AIM OF THE TASK -
Skipping all pictures, set down the lines of the listing from the first through the one with "distances = [2.318, 2.816, 4.45, 4.72, 4.89, 5.47, 5.77, 6.87]".

┄┄┄┄┄┄┄┄┄┄

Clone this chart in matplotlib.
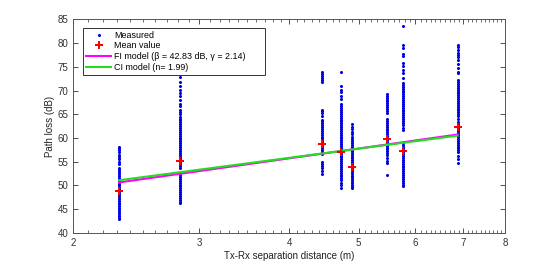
import matplotlib
matplotlib.use("Agg")
import matplotlib.pyplot as plt
import numpy as np
from matplotlib.ticker import FixedLocator, NullFormatter

plt.rcParams['font.family'] = ['Liberation Sans', 'DejaVu Sans']

# Tx-Rx distances (m)
distances = [2.318, 2.816, 4.45, 4.72, 4.89, 5.47, 5.77, 6.87]

# Measured path loss (dB) per distance
meas_d1 = [58.2, 57.8, 57.4, 57.0, 56.4, 56.0, 55.6, 55.0, 54.6, 53.6, 53.2, 52.8, 52.4, 52.0,
           51.6, 51.2, 50.8, 50.4, 50.0, 49.6, 49.2, 48.8, 48.4, 48.0, 47.6, 47.2, 46.8, 46.4,
           46.0, 45.6, 45.2, 44.8, 44.4, 44.0, 43.6, 43.2, 42.9]
meas_d2 = [72.8, 71.8, 71.0, 70.2, 69.5, 68.8, 68.0, 67.2, 66.7, 66.0, 65.4, 65.0, 64.5, 64.1,
           63.7, 63.3, 62.9, 62.5, 62.1, 61.7, 61.3, 60.9, 60.5, 60.1, 59.7, 59.3, 58.9, 58.5,
           58.1, 57.7, 57.3, 56.9, 56.5, 56.1, 55.7, 55.3, 54.9, 54.5, 54.1, 53.7, 52.2, 51.8,
           51.4, 51.0, 50.6, 50.2, 49.8, 49.4, 49.0, 48.6, 48.2, 47.8, 47.4, 47.0, 46.6, 46.2]
meas_d3 = [73.9, 73.5, 73.1, 72.7, 72.3, 71.7, 66.0, 65.6, 65.2, 64.6, 63.9, 63.5, 63.1, 62.7,
           62.3, 61.9, 61.5, 61.1, 60.7, 60.3, 59.9, 59.5, 59.1, 58.7, 58.3, 57.9, 57.5, 57.1,
           56.7, 55.0, 54.6, 54.2, 53.6, 53.0, 52.4]
meas_d4 = [74.0, 71.0, 70.2, 69.6, 68.8, 68.2, 67.1, 66.7, 66.3, 65.9, 65.5, 65.1, 64.7, 64.3,
           63.9, 63.5, 63.1, 62.7, 62.3, 61.9, 61.5, 61.1, 60.7, 60.3, 59.9, 59.5, 59.1, 58.7,
           58.3, 57.9, 57.5, 57.1, 56.7, 56.3, 55.9, 55.5, 55.1, 54.7, 54.3, 53.9, 53.5, 53.1,
           52.7, 52.3, 51.9, 51.5, 51.1, 50.5, 50.0, 49.4]
meas_d5 = [62.9, 62.3, 61.8, 61.2, 60.8, 60.2, 59.7, 59.3, 58.9, 58.5, 58.1, 57.7, 57.3, 56.9,
           56.5, 56.1, 55.7, 55.3, 54.9, 54.5, 54.1, 53.7, 53.3, 52.9, 52.5, 52.1, 51.7, 51.3,
           50.9, 50.5, 50.1, 49.7, 49.4]
meas_d6 = [69.3, 68.9, 68.5, 68.1, 67.7, 67.3, 66.9, 66.5, 66.1, 65.7, 65.2, 64.0, 63.6, 63.2,
           62.8, 62.4, 62.0, 61.6, 61.2, 60.8, 60.4, 60.0, 59.6, 59.2, 58.8, 58.4, 58.0, 57.6,
           57.2, 56.8, 56.4, 55.8, 55.2, 54.7, 52.2]
meas_d7 = [83.6, 79.6, 79.0, 77.8, 77.2, 75.8, 75.2, 74.4, 73.6, 72.6, 71.6, 71.2, 70.8, 70.4,
           70.0, 69.6, 69.2, 68.8, 68.4, 68.0, 67.6, 67.2, 66.8, 66.4, 66.0, 65.6, 65.2, 64.8,
           64.4, 64.0, 63.6, 63.2, 62.8, 62.2, 61.6, 59.0, 58.6, 58.2, 57.8, 57.4, 57.0, 56.6,
           56.2, 55.8, 55.4, 55.0, 54.6, 54.2, 53.8, 53.4, 53.0, 52.6, 52.2, 51.8, 51.4, 51.0,
           50.6, 50.2, 49.9]
meas_d8 = [79.5, 79.1, 78.6, 78.0, 77.5, 77.0, 76.4, 75.6, 74.8, 74.0, 73.6, 72.2, 71.8, 71.4,
           71.0, 70.6, 70.2, 69.8, 69.4, 69.0, 68.6, 68.2, 67.8, 67.4, 67.0, 66.6, 66.2, 65.8,
           65.4, 65.0, 64.6, 64.0, 63.4, 63.0, 62.6, 62.2, 61.8, 61.4, 61.0, 60.6, 60.2, 59.8,
           59.4, 59.0, 58.6, 58.2, 57.8, 57.4, 57.0, 56.2, 55.5, 54.8]
measured = [meas_d1, meas_d2, meas_d3, meas_d4, meas_d5, meas_d6, meas_d7, meas_d8]

# Mean values (dB)
mean_values = [48.8, 55.1, 58.7, 57.1, 53.9, 59.7, 57.3, 62.3]

# Model lines (endpoints)
model_d = [2.318, 6.87]
fi_model = [50.64, 60.74]
ci_model = [51.10, 60.50]

x_ticks = [2, 3, 4, 5, 6, 7, 8]
y_ticks = [40, 45, 50, 55, 60, 65, 70, 75, 80, 85]

fig = plt.figure(figsize=(5.58, 2.62), dpi=100)
ax = fig.add_axes([0.131, 0.111, 0.774, 0.815])

first = True
for d, vals in zip(distances, measured):
    ax.plot([d] * len(vals), vals, linestyle='none', marker='.', color='#0000e0',
            markersize=2.4, label='Measured' if first else None, zorder=2)
    first = False

ax.plot(distances, mean_values, linestyle='none', marker='P', color='red',
        markersize=5.5, markeredgewidth=0, label='Mean value', zorder=4)
ax.plot(model_d, fi_model, color='#ff00ff', linewidth=1.5,
        label='FI model (β = 42.83 dB, γ = 2.14)', zorder=3)
ax.plot(model_d, ci_model, color='#22dd22', linewidth=1.5,
        label='CI model (n= 1.99)', zorder=3)

ax.set_xscale('log')
ax.set_xlim(2, 8)
ax.set_ylim(40, 85)
ax.xaxis.set_major_locator(FixedLocator(x_ticks))
ax.set_xticklabels([str(t) for t in x_ticks])
minor = [round(v, 1) for v in np.arange(2.1, 8.0, 0.1) if abs(v - round(v)) > 1e-6]
ax.xaxis.set_minor_locator(FixedLocator(minor))
ax.xaxis.set_minor_formatter(NullFormatter())
ax.set_yticks(y_ticks)

ax.tick_params(which='both', direction='in', top=True, right=True,
               labelsize=7, colors='#333333')
ax.tick_params(which='major', length=3.5, width=0.6)
ax.tick_params(which='minor', length=2, width=0.5)
for s in ax.spines.values():
    s.set_color('#555555')
    s.set_linewidth(0.7)

ax.set_xlabel('Tx-Rx separation distance (m)', fontsize=7, color='#222222', labelpad=2)
ax.set_ylabel('Path loss (dB)', fontsize=7, color='#222222', labelpad=2)

leg = ax.legend(loc='upper left', fontsize=6.4, frameon=True, fancybox=False,
                edgecolor='#333333', framealpha=1, borderpad=0.3, labelspacing=0.2,
                handlelength=2.9, handletextpad=0.3, borderaxespad=0.0,
                mode='expand',
                bbox_to_anchor=(83 / 558, 1 - 28 / 262, (265 - 83) / 558, 0.0),
                bbox_transform=fig.transFigure)
leg.get_frame().set_linewidth(0.7)

fig.savefig('out.png', dpi=100)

┄┄┄┄┄┄┄┄┄┄

EXPECTED ANSWER -
Clone this chart in matplotlib.
import matplotlib
matplotlib.use("Agg")
import matplotlib.pyplot as plt
import numpy as np
from matplotlib.ticker import FixedLocator, NullFormatter

plt.rcParams['font.family'] = ['Liberation Sans', 'DejaVu Sans']

# Tx-Rx distances (m)
distances = [2.318, 2.816, 4.45, 4.72, 4.89, 5.47, 5.77, 6.87]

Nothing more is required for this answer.